Russian Ambassador Vitaly Churkin, speaking to reporters after a UN Security Council meeting on the Yemen crisis, expressed concern to reporters that prospects for peace talks appear dim.
"We hear that the government does not want to have a ceasefire until there is a comprehensive settlement," Churkin said.
"This is a recipe for a very long conflict which will have even more dramatic results," he said.
Russia has repeatedly criticised the Saudi-led bombing campaign in Yemen launched last March to push back Iranian-backed Houthi rebels.
Last week, the European Parliament adopted a resolution calling for an arms embargo on Saudi Arabia until alleged breaches of international law in Yemen have been properly investigated.
More than 6,000 people have been killed in the conflict. It has brought the country to its knees, with more than 80 percent of the population in dire need of food, medicine or other basic necessities.
Russia abstained from, but did not veto, a Saudi-backed resolution adopted last year that demands that the Houthi rebels withdraw from all territory seized in their campaign.
That resolution, Churkin said, "is being used essentially to continue the military campaign" by the Saudi-led coalition.
UN envoy Ismail Ould Cheikh Ahmed last month told the security council that he was hoping to convene peace talks this month to follow up on a first round of consultations held in Switzerland in January.
But the envoy did not announce a date for new talks during his closed-door briefing to the council, diplomats said.
Yemen's Ambassador Khaled Alyemany said his government was ready to take part in talks but accused the rebels of failing to fulfill their commitment to release detainees among other confidence-building measures.
Alyemany accused the Houthis of blocking aid convoys and looting relief supplies that he said were being sold on the black market.
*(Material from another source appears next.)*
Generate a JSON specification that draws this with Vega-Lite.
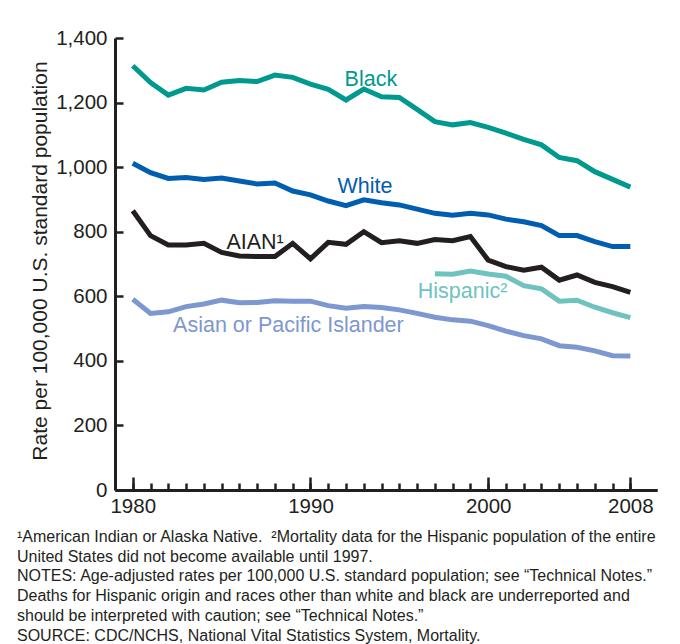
{
  "$schema": "https://vega.github.io/schema/vega-lite/v6.json",
  "autosize": "none",
  "width": 542,
  "height": 452,
  "padding": {"left": 115, "top": 38, "right": 23, "bottom": 154},
  "background": "white",
  "config": {
    "font": "Liberation Sans",
    "view": {"stroke": null},
    "axis": {"grid": false, "domainColor": "#231F20", "tickColor": "#231F20", "labelColor": "#231F20", "titleColor": "#231F20", "labelFont": "Liberation Sans", "titleFont": "Liberation Sans"}
  },
  "title": {
    "text": [
      "¹American Indian or Alaska Native.\u00a0 ²Mortality data for the Hispanic population of the entire",
      "United States did not become available until 1997.",
      "NOTES: Age-adjusted rates per 100,000 U.S. standard population; see “Technical Notes.”",
      "Deaths for Hispanic origin and races other than white and black are underreported and",
      "should be interpreted with caution; see “Technical Notes.”",
      "SOURCE: CDC/NCHS, National Vital Statistics System, Mortality."
    ],
    "orient": "bottom",
    "anchor": "start",
    "frame": "group",
    "dx": -98,
    "offset": 12,
    "fontSize": 16,
    "fontWeight": "normal",
    "lineHeight": 19.7,
    "color": "#231F20",
    "font": "Liberation Sans"
  },
  "datasets": {
    "rates": [
      {"group": "Black", "year": 1980, "rate": 1314}, {"group": "Black", "year": 1981, "rate": 1262}, {"group": "Black", "year": 1982, "rate": 1223}, {"group": "Black", "year": 1983, "rate": 1244}, {"group": "Black", "year": 1984, "rate": 1239}, {"group": "Black", "year": 1985, "rate": 1263}, {"group": "Black", "year": 1986, "rate": 1268}, {"group": "Black", "year": 1987, "rate": 1265}, {"group": "Black", "year": 1988, "rate": 1285}, {"group": "Black", "year": 1989, "rate": 1278}, {"group": "Black", "year": 1990, "rate": 1257}, {"group": "Black", "year": 1991, "rate": 1241}, {"group": "Black", "year": 1992, "rate": 1208}, {"group": "Black", "year": 1993, "rate": 1242}, {"group": "Black", "year": 1994, "rate": 1218}, {"group": "Black", "year": 1995, "rate": 1216}, {"group": "Black", "year": 1996, "rate": 1179}, {"group": "Black", "year": 1997, "rate": 1141}, {"group": "Black", "year": 1998, "rate": 1131}, {"group": "Black", "year": 1999, "rate": 1138}, {"group": "Black", "year": 2000, "rate": 1123}, {"group": "Black", "year": 2001, "rate": 1105}, {"group": "Black", "year": 2002, "rate": 1086}, {"group": "Black", "year": 2003, "rate": 1069}, {"group": "Black", "year": 2004, "rate": 1030}, {"group": "Black", "year": 2005, "rate": 1020}, {"group": "Black", "year": 2006, "rate": 986}, {"group": "Black", "year": 2007, "rate": 962}, {"group": "Black", "year": 2008, "rate": 938},
      {"group": "White", "year": 1980, "rate": 1012}, {"group": "White", "year": 1981, "rate": 983}, {"group": "White", "year": 1982, "rate": 965}, {"group": "White", "year": 1983, "rate": 968}, {"group": "White", "year": 1984, "rate": 962}, {"group": "White", "year": 1985, "rate": 966}, {"group": "White", "year": 1986, "rate": 957}, {"group": "White", "year": 1987, "rate": 948}, {"group": "White", "year": 1988, "rate": 951}, {"group": "White", "year": 1989, "rate": 926}, {"group": "White", "year": 1990, "rate": 914}, {"group": "White", "year": 1991, "rate": 895}, {"group": "White", "year": 1992, "rate": 881}, {"group": "White", "year": 1993, "rate": 899}, {"group": "White", "year": 1994, "rate": 890}, {"group": "White", "year": 1995, "rate": 883}, {"group": "White", "year": 1996, "rate": 870}, {"group": "White", "year": 1997, "rate": 857}, {"group": "White", "year": 1998, "rate": 851}, {"group": "White", "year": 1999, "rate": 857}, {"group": "White", "year": 2000, "rate": 852}, {"group": "White", "year": 2001, "rate": 839}, {"group": "White", "year": 2002, "rate": 831}, {"group": "White", "year": 2003, "rate": 819}, {"group": "White", "year": 2004, "rate": 788}, {"group": "White", "year": 2005, "rate": 788}, {"group": "White", "year": 2006, "rate": 769}, {"group": "White", "year": 2007, "rate": 754}, {"group": "White", "year": 2008, "rate": 754},
      {"group": "AIAN", "year": 1980, "rate": 865}, {"group": "AIAN", "year": 1981, "rate": 788}, {"group": "AIAN", "year": 1982, "rate": 759}, {"group": "AIAN", "year": 1983, "rate": 759}, {"group": "AIAN", "year": 1984, "rate": 764}, {"group": "AIAN", "year": 1985, "rate": 736}, {"group": "AIAN", "year": 1986, "rate": 725}, {"group": "AIAN", "year": 1987, "rate": 723}, {"group": "AIAN", "year": 1988, "rate": 723}, {"group": "AIAN", "year": 1989, "rate": 764}, {"group": "AIAN", "year": 1990, "rate": 716}, {"group": "AIAN", "year": 1991, "rate": 767}, {"group": "AIAN", "year": 1992, "rate": 761}, {"group": "AIAN", "year": 1993, "rate": 800}, {"group": "AIAN", "year": 1994, "rate": 766}, {"group": "AIAN", "year": 1995, "rate": 772}, {"group": "AIAN", "year": 1996, "rate": 764}, {"group": "AIAN", "year": 1997, "rate": 776}, {"group": "AIAN", "year": 1998, "rate": 772}, {"group": "AIAN", "year": 1999, "rate": 785}, {"group": "AIAN", "year": 2000, "rate": 712}, {"group": "AIAN", "year": 2001, "rate": 692}, {"group": "AIAN", "year": 2002, "rate": 681}, {"group": "AIAN", "year": 2003, "rate": 690}, {"group": "AIAN", "year": 2004, "rate": 650}, {"group": "AIAN", "year": 2005, "rate": 666}, {"group": "AIAN", "year": 2006, "rate": 643}, {"group": "AIAN", "year": 2007, "rate": 630}, {"group": "AIAN", "year": 2008, "rate": 612},
      {"group": "Hispanic", "year": 1997, "rate": 670}, {"group": "Hispanic", "year": 1998, "rate": 668}, {"group": "Hispanic", "year": 1999, "rate": 678}, {"group": "Hispanic", "year": 2000, "rate": 669}, {"group": "Hispanic", "year": 2001, "rate": 662}, {"group": "Hispanic", "year": 2002, "rate": 633}, {"group": "Hispanic", "year": 2003, "rate": 623}, {"group": "Hispanic", "year": 2004, "rate": 585}, {"group": "Hispanic", "year": 2005, "rate": 588}, {"group": "Hispanic", "year": 2006, "rate": 566}, {"group": "Hispanic", "year": 2007, "rate": 549}, {"group": "Hispanic", "year": 2008, "rate": 534},
      {"group": "API", "year": 1980, "rate": 591}, {"group": "API", "year": 1981, "rate": 547}, {"group": "API", "year": 1982, "rate": 552}, {"group": "API", "year": 1983, "rate": 568}, {"group": "API", "year": 1984, "rate": 576}, {"group": "API", "year": 1985, "rate": 588}, {"group": "API", "year": 1986, "rate": 580}, {"group": "API", "year": 1987, "rate": 581}, {"group": "API", "year": 1988, "rate": 586}, {"group": "API", "year": 1989, "rate": 585}, {"group": "API", "year": 1990, "rate": 585}, {"group": "API", "year": 1991, "rate": 571}, {"group": "API", "year": 1992, "rate": 563}, {"group": "API", "year": 1993, "rate": 568}, {"group": "API", "year": 1994, "rate": 565}, {"group": "API", "year": 1995, "rate": 558}, {"group": "API", "year": 1996, "rate": 547}, {"group": "API", "year": 1997, "rate": 535}, {"group": "API", "year": 1998, "rate": 527}, {"group": "API", "year": 1999, "rate": 523}, {"group": "API", "year": 2000, "rate": 509}, {"group": "API", "year": 2001, "rate": 492}, {"group": "API", "year": 2002, "rate": 478}, {"group": "API", "year": 2003, "rate": 468}, {"group": "API", "year": 2004, "rate": 447}, {"group": "API", "year": 2005, "rate": 442}, {"group": "API", "year": 2006, "rate": 431}, {"group": "API", "year": 2007, "rate": 416}, {"group": "API", "year": 2008, "rate": 415}
    ],
    "labels": [
      {"group": "Black", "label": "Black", "year": 1991.92, "rate": 1251},
      {"group": "White", "label": "White", "year": 1991.52, "rate": 920},
      {"group": "AIAN", "label": "AIAN¹", "year": 1985.27, "rate": 745.5},
      {"group": "Hispanic", "label": "Hispanic²", "year": 1996.04, "rate": 595.6},
      {"group": "API", "label": "Asian or Pacific Islander", "year": 1982.27, "rate": 490.3}
    ]
  },
  "layer": [
    {
      "data": {"name": "rates"},
      "mark": {"type": "line", "strokeWidth": 5},
      "encoding": {
        "x": {
          "field": "year", "type": "quantitative",
          "scale": {"domain": [1979, 2009.5], "nice": false, "zero": false},
          "axis": {"orient": "bottom", "title": null, "values": [1980,1981,1982,1983,1984,1985,1986,1987,1988,1989,1990,1991,1992,1993,1994,1995,1996,1997,1998,1999,2000,2001,2002,2003,2004,2005,2006,2007,2008], "labels": false, "tickSize": -7, "tickWidth": 2.5, "domainWidth": 3}
        },
        "y": {
          "field": "rate", "type": "quantitative",
          "scale": {"domain": [0, 1400], "nice": false},
          "axis": {"title": "Rate per 100,000 U.S. standard population", "values": [0,200,400,600,800,1000,1200,1400], "format": ",d", "tickSize": -8, "tickWidth": 2.5, "domainWidth": 3, "labelPadding": 16, "labelFontSize": 20.5, "titleFontSize": 21, "titleFontWeight": "normal", "titleX": -68.5, "titleY": 222.5, "titleBaseline": "alphabetic", "titleAngle": -90, "titleAlign": "center"}
        },
        "color": {
          "field": "group", "type": "nominal",
          "scale": {"domain": ["Black", "White", "AIAN", "Hispanic", "API"], "range": ["#00998E", "#005EB0", "#231F20", "#6EC3BF", "#7D97D0"]},
          "legend": null
        }
      }
    },
    {
      "data": {"name": "labels"},
      "mark": {"type": "text", "align": "left", "baseline": "alphabetic", "fontSize": 21.5, "font": "Liberation Sans"},
      "encoding": {
        "x": {
          "field": "year", "type": "quantitative",
          "axis": {"orient": "bottom", "title": null, "values": [1980, 1990, 2000, 2008], "format": "d", "tickSize": -13, "tickWidth": 2.5, "domainWidth": 3, "labelPadding": 19.5, "labelFontSize": 20.5, "labelFlush": false}
        },
        "y": {"field": "rate", "type": "quantitative"},
        "text": {"field": "label"},
        "color": {"field": "group", "type": "nominal"}
      }
    }
  ],
  "resolve": {"axis": {"x": "independent"}}
}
"The putschist militias are acting like war criminals. They are using starvation as a tool of war against my people in every province under their control," he told the council.
Angolan Ambassador Ismael Gaspar Martins, whose country holds the council presidency this month, told reporters that "a speedy cessation of hostilities is a must" in Yemen.
Deploring the "extremely grave" humanitarian crisis, Gaspar Martins said the council was considering a new resolution to press for more aid to reach Yemen and to stress the importance of protecting hospitals from attacks.
The UN envoy is due to return to Saudi Arabia on Friday for more talks on the ceasefire and other confidence-building measures, diplomats said.